:: TASK BRIEF ::
Exactly retype the lines from the top of the data through the line containing "ax.set_ylim(0, 16000)", leaving out every picture.

>> Start

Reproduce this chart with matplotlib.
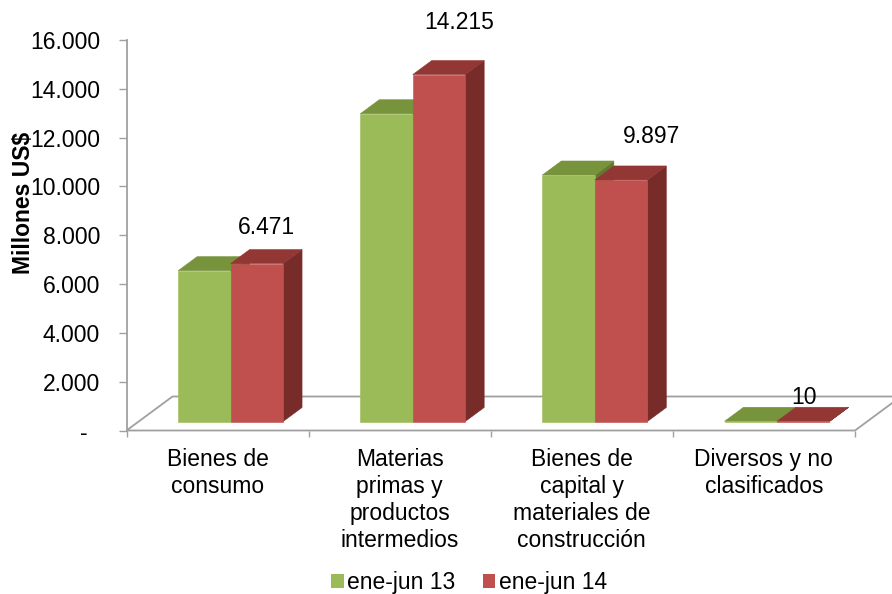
import matplotlib
matplotlib.use('Agg')
import matplotlib.pyplot as plt
from matplotlib.patches import Polygon, Patch

plt.rcParams['font.family'] = ['Liberation Sans', 'DejaVu Sans']

# datos (millones US$)
categorias = ['Bienes de\nconsumo', 'Materias\nprimas y\nproductos\nintermedios',
              'Bienes de\ncapital y\nmateriales de\nconstrucción', 'Diversos y no\nclasificados']
series = ['ene-jun 13', 'ene-jun 14']
ene_jun_13 = [6180, 12610, 10100, 9]
ene_jun_14 = [6471, 14215, 9897, 10]
valores = [ene_jun_13, ene_jun_14]

W, H = 892, 594
fig = plt.figure(figsize=(W / 100, H / 100), dpi=100)
# front plane of the 3D floor, in pixels
x0p, x1p, y0p, y1p = 126.5, 855, 430.5, 40
ax = fig.add_axes([x0p / W, 1 - y0p / H, (x1p - x0p) / W, (y0p - y1p) / H])
ax.set_xlim(0, 4)
ax.set_ylim(0, 16000)

px_x = 4 / (x1p - x0p)
px_y = 16000 / (y0p - y1p)
DX, DY = 46 * px_x, 34 * px_y  # floor depth (oblique)


def P(x, v, t):
    return (x + t * DX, v + t * DY)


gris = '#A0A0A0'
fs = 16.5

# piso
piso = Polygon([P(0, 0, 0), P(4, 0, 0), P(4, 0, 1), P(0, 0, 1)], closed=True,
               facecolor='white', edgecolor=gris, lw=1.3, clip_on=False, zorder=1)
ax.add_patch(piso)

# barras 3D
c_front = ['#9BBB59', '#C0504D']
c_top = ['#77933C', '#933735']
c_side = ['#62792F', '#772C2A']
offs = [0.217, 0.505]
w = 0.288
t0, t1 = 9 / 34, 23 / 34
for i in range(len(categorias)):
    for s in range(2):
        v = valores[s][i]
        xa = i + offs[s]
        xb = xa + w
        side = [P(xb, 0, t0), P(xb, 0, t1), P(xb, v, t1), P(xb, v, t0)]
        top = [P(xa, v, t0), P(xb, v, t0), P(xb, v, t1), P(xa, v, t1)]
        front = [P(xa, 0, t0), P(xb, 0, t0), P(xb, v, t0), P(xa, v, t0)]
        for pts, col in [(side, c_side[s]), (top, c_top[s]), (front, c_front[s])]:
            ax.add_patch(Polygon(pts, closed=True, facecolor=col, edgecolor=col,
                                 lw=0.4, clip_on=False, zorder=3))

# etiquetas de datos (solo ene-jun 14)
nudge = [10, 20, 30, 1]
for i, v in enumerate(ene_jun_14):
    xl = i + offs[1] + w / 2 + t0 * DX + nudge[i] * px_x
    yl = t0 * DY + v * 1.08 + 980
    ax.text(xl, yl, f'{v:,}'.replace(',', '.'), ha='center', va='center',
            fontsize=fs, color='black', zorder=5, clip_on=False)

# eje Y
ticks = list(range(0, 16001, 2000))
ax.set_yticks(ticks)
ax.set_yticklabels(['-  '] + [f'{t:,}'.replace(',', '.') for t in ticks[1:]])
ax.tick_params(axis='y', direction='out', length=6, width=1, color=gris,
               labelsize=fs, pad=13)

# eje X
ax.set_xticks([i + 0.5 for i in range(len(categorias))])
ax.set_xticklabels(categorias)
ax.set_xticks(range(len(categorias) + 1), minor=True)
ax.tick_params(axis='x', which='major', length=0, labelsize=fs, pad=12.5)
ax.tick_params(axis='x', which='minor', direction='out', length=4.5, width=1, color=gris)
for lab in ax.get_xticklabels():
    lab.set_linespacing(1.22)

for k in ['top', 'right', 'bottom']:
    ax.spines[k].set_visible(False)
ax.spines['left'].set_color(gris)
ax.spines['left'].set_linewidth(1.3)
ax.patch.set_alpha(0)

fig.text(24 / W, 1 - 203 / H, 'Millones US$', rotation=90, ha='center', va='center',
         fontsize=fs, fontweight='bold')

handles = [Patch(facecolor=c, edgecolor='none') for c in c_front]
fig.legend(handles, series, loc='center', bbox_to_anchor=(469 / W, 1 - 583 / H),
           ncol=2, frameon=False, fontsize=fs, handlelength=0.55, handleheight=0.55,
           handletextpad=0.15, columnspacing=1.2, borderpad=0)

fig.savefig('out.png', dpi=100)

>> End

:: COMPLETED TASK ::
Reproduce this chart with matplotlib.
import matplotlib
matplotlib.use('Agg')
import matplotlib.pyplot as plt
from matplotlib.patches import Polygon, Patch

plt.rcParams['font.family'] = ['Liberation Sans', 'DejaVu Sans']

# datos (millones US$)
categorias = ['Bienes de\nconsumo', 'Materias\nprimas y\nproductos\nintermedios',
              'Bienes de\ncapital y\nmateriales de\nconstrucción', 'Diversos y no\nclasificados']
series = ['ene-jun 13', 'ene-jun 14']
ene_jun_13 = [6180, 12610, 10100, 9]
ene_jun_14 = [6471, 14215, 9897, 10]
valores = [ene_jun_13, ene_jun_14]

W, H = 892, 594
fig = plt.figure(figsize=(W / 100, H / 100), dpi=100)
# front plane of the 3D floor, in pixels
x0p, x1p, y0p, y1p = 126.5, 855, 430.5, 40
ax = fig.add_axes([x0p / W, 1 - y0p / H, (x1p - x0p) / W, (y0p - y1p) / H])
ax.set_xlim(0, 4)
ax.set_ylim(0, 16000)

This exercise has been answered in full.